Focused Leadership Roles

We have identified key responsibilities or skills that help advance tedana development and created roles for each of these responsibilities. One person can fill more than one role and more than one person can decide to share or split the responsibilities of a role. Any contributor can propose the creation of new focused leadership roles. A person can take on a leadership role without being a Maintainer or Steering Committee member

  • Task manager & record keeper: Dan Handwerker
    Helps write & keep track of notes from meetings
    Keeps track of issues or items that should be addressed
    Follows up with people who volunteered to address an item or alerts the broader community of known tasks that could use a volunteer
  • MR physics leader: César Caballero-Gaudes
    Someone who can make sure calculations fit within our understanding of MR physics
    Someone who can either answer MRI physics questions related to multi-echo or direct people to where they can find answers
  • Processing algorithms leaders: Eneko Uruñuela (Decomposition) & Dan Handwerker (Metrics & Decision Tree)
    Someone who can make sure algorithms are appropriately implemented (or knows enough to delegate to someone who can make sure implementation is good)
    Someone who can either answer processing algorithm questions or direct people to where they can find answers
  • Collaborative programming leaders: Elizabeth DuPre
    Helps make sure tedana is following best practices for Python code design, testing, and communication for issues/pull requests etc.
  • New contributors leader: Taylor Salo
    Leads efforts to make contributor documentation more welcoming
    Is a point of contact for potential contributors to make them feel welcome and direct them to relevant resources or issues
  • Multi-echo fMRI support leader: Logan Dowdle
    Monitors places where people may ask questions about tedana or multi-echo fMRI and tries to find someone to answer those questions
  • People someone can go to if they want to report a code of conduct violation

Changing leaders

Any leader can remove themselves for a role at any time and open up a call for a new self-nomination. Anyone can request to take on a leadership role at any time. Once per year, there should be an explicit call to the larger contributor community asking if anyone wants to self nominate for a leadership role. If individuals cannot reach consensus on who steps back and who assumes new roles, then a majority vote of contributors from the previous 3 years will assign people to roles where there are conflicts.

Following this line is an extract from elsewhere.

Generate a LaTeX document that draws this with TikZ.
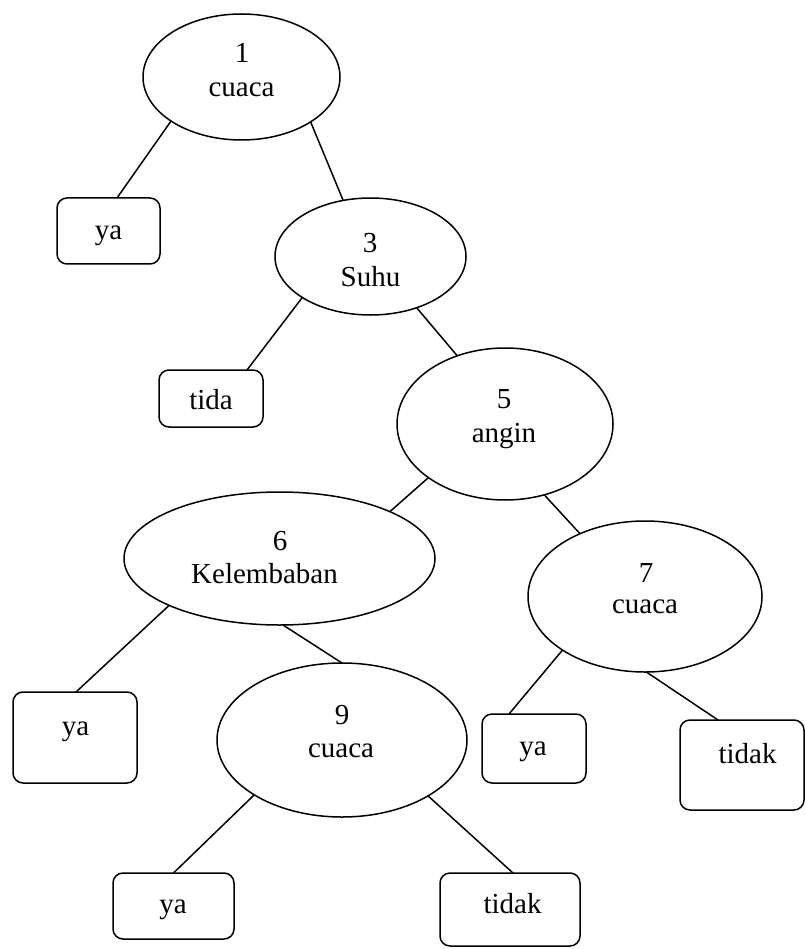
\documentclass[tikz,border=0pt]{standalone}
\usepackage{fontspec}
\setmainfont{Liberation Serif}
\usetikzlibrary{shapes.geometric,calc}
\tikzset{
  ell/.style={draw, shape=ellipse, line width=1.5pt, inner sep=0pt, outer sep=0pt},
  leaf/.style={draw, rectangle, rounded corners=10pt, line width=1.5pt, inner sep=0pt, outer sep=0pt},
  txt/.style={anchor=base, inner sep=0pt, font=\fontsize{29}{34}\selectfont},
  edge/.style={line width=1.5pt}
}
\begin{document}
\begin{tikzpicture}[x=1pt, y=-1pt]
\useasboundingbox (0,0) rectangle (805,949);
% ellipses
\node[ell, minimum width=197pt, minimum height=126pt] (e1) at (241.5,77) {};
\node[ell, minimum width=191pt, minimum height=117pt] (e3) at (370.5,256.5) {};
\node[ell, minimum width=216pt, minimum height=152pt] (e5) at (505,424) {};
\node[ell, minimum width=311pt, minimum height=133pt] (e6) at (279.5,558.5) {};
\node[ell, minimum width=234pt, minimum height=151pt] (e7) at (645,596.5) {};
\node[ell, minimum width=250pt, minimum height=154pt] (e9) at (342,740) {};
% leaves
\node[leaf, minimum width=103pt, minimum height=66pt] (b1) at (108.5,231) {};
\node[leaf, minimum width=104pt, minimum height=57pt] (b2) at (211,398.5) {};
\node[leaf, minimum width=124pt, minimum height=91pt] (b3) at (75,737.5) {};
\node[leaf, minimum width=104pt, minimum height=69pt] (b4) at (534,748.5) {};
\node[leaf, minimum width=124pt, minimum height=90pt] (b5) at (742,765) {};
\node[leaf, minimum width=121pt, minimum height=66pt] (b6) at (173.5,906) {};
\node[leaf, minimum width=140pt, minimum height=73pt] (b7) at (510,909.5) {};
% texts
\node[txt] (t1a) at (242,63) {1};
\node[txt] (t1b) at (241.5,97) {cuaca};
\node[txt] (t3a) at (370,253) {3};
\node[txt] (t3b) at (370.5,287) {Suhu};
\node[txt] (t5a) at (504,408) {5};
\node[txt] (t5b) at (504,442) {angin};
\node[txt] (t6a) at (280,550) {6};
\node[txt] (t6b) at (264.5,583) {Kelembaban};
\node[txt] (t7a) at (646,582) {7};
\node[txt] (t7b) at (645,613) {cuaca};
\node[txt] (t9a) at (342,724) {9};
\node[txt] (t9b) at (341,757) {cuaca};
\node[txt] (tb1) at (108.5,240) {ya};
\node[txt] (tb2) at (211,409) {tida};
\node[txt] (tb3) at (75.5,735) {ya};
\node[txt] (tb4) at (533,755) {ya};
\node[txt] (tb5) at (747.5,763) {tidak};
\node[txt] (tb6) at (173,913) {ya};
\node[txt] (tb7) at (512.5,913) {tidak};
% connectors
\draw[edge] (e1.212.7) -- ($(b1.north)+(8.5,0)$);
\draw[edge] (e1.327.3) -- (e3.116.8);
\draw[edge] (e3.211.6) -- ($(b2.north)+(36,0)$);
\draw[edge] (e3.312.6) -- (e5.125.4);
\draw[edge] (e5.215.7) -- (e6.23.7);
\draw[edge] (e5.299.9) -- (e7.136.1);
\draw[edge] (e6.203.5) -- ($(b3.north)+(1,0)$);
\draw[edge] (e6.273) -- (e9.90);
\draw[edge] (e7.213.8) -- ($(b4.north)+(-25,0)$);
\draw[edge] (e7.271.5) -- ($(b5.north)+(-24,0)$);
\draw[edge] (e9.212.2) -- (b6.north);
\draw[edge] (e9.327.5) -- ($(b7.north)+(3,0)$);
\end{tikzpicture}
\end{document}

If there are concerns with a tedana leader, any enforcer of the code of conduct can ask anyone to step down from a leadership role. If a person refuses to step down, then an enforcer of the code of conduct will consult with the other code of conduct enforcers. If they reach a concensus that a person shouldn’t have a tedana leadership position, then they should be removed. If a code of conduct enforcer has a conflict of interest, then the remaining code of conduct enforcers will identify someone without a conflict to include in deliberations.

Decision Making Process

The rules outlined below are inspired by the decision-making rules for the BIDS standard, which in turn were inspired by the lazy consensus system used in the Apache Foundation, and heavily depend on the GitHub Pull Request review system.

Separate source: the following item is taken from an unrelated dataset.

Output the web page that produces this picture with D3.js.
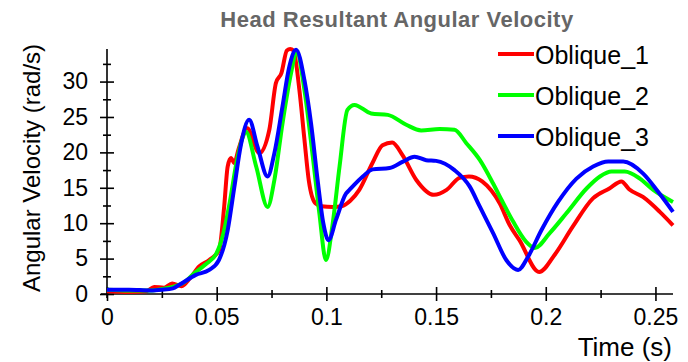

  1. Potential modifications to the Repository should first be proposed via an Issue.

  2. Every modification (including a correction of a typo, adding a new Contributor, an extension or others) or proposal to release a new version needs to be done via a Pull Request (PR) to the Repository.

  3. Anyone can open an Issue or a PR (this action is not limited to Contributors).

  4. A PR is eligible to be merged if and only if these conditions are met:

    1. The PR features at least two Reviews that Approve the PR of which neither is the author of the PR. The reviews should be made after the last commit in the PR (equivalent to Stale review dismissal option on GitHub). If a second review requests minor changes after another reviewer approved the PR, the first review does not need to re-review.

    2. Does not feature any Reviews that Request changes. That is, if someone asked for changes, the PR should not be merged just because two other people approve it.

    3. Is not a Draft PR. That is, the PR author says it is ready for review.

    4. Passes all automated tests.

    5. Is not proposing a new release.

    6. The steering committee has not added extra restrictions. For example, if a PR is a non-trival change, the steering committee can create a system to get feedback from more than just two reviewers before merging.

  5. After consultation with contributors, the steering committee can decide to merge any PR - even if it’s not eligible to merge according to Rule 4.

  6. Anyone can Review a PR and request changes. If a community member requests changes they need to provide an explanation regarding what changes should be made and justification of their importance. Reviews requesting changes can also be used to request more time to review a PR.

  7. A reviewer who requested changes can dismiss their own review, if they decide their requested changes are no longer necessary, or approve changes that address the issue underlying their change request.

  8. If the author of a PR and a reviewer who requests changes cannot find a solution that would lead to:

    1. The author closing the PR without merging

    2. The reviewer accepting requested changes or

    3. The reviewer dismissing their review, so that the PR can be approved and merged, then the disagreement will be resolved with a vote.

  9. Rules governing voting:

    1. A vote can be triggered by any Maintainer, but only after 5 working days from the time a Review Requesting Changes is made. A PR can only have one open vote at a time. If disagreements over a PR results in more than one vote, the Steering Committee has the authority to create a voting process to help resolve disagreements in a more efficient and respectful manner.

    2. Only Contributors can vote and each Contributor gets one vote.

    3. A vote ends after 15 working days or when all Contributors have voted or abstained (whichever comes first).

    4. A vote freezes the PR - no new commits or Reviews Requesting Changes can be added to it while a vote is ongoing. If a commit is accidentally made during that period it should be reverted. Comments are allowed.

    5. The quorum for a vote is five votes.

    6. The outcome of the vote is decided based on a simple majority.

Steering Committee

The steering committee steers. The goal of the steering committee is to help guide the direction of the project. Decisions in the steering committee will focus on how to present project issues to the broader community in a clear way rather than making project decisions without community input.

The steering committee can decide:

  • An issue should be prioritized for wider communal discussion.

  • A pull request requires more discussion or reviews than standard before merging.

  • How a breaking change (something that changes existing user function calls or program outputs) will be presented to the developer and user base for discussion, before decisions are made.

  • Criteria for cutting a new version release and when those criteria are met.

Steering committee decisions should strive for consensus. If consensus cannot be reached, the members of the steering committee should vote. Voting will take place over 7 days or until every steering committee member votes or abstains. The outcome of a vote is based on a simple majority.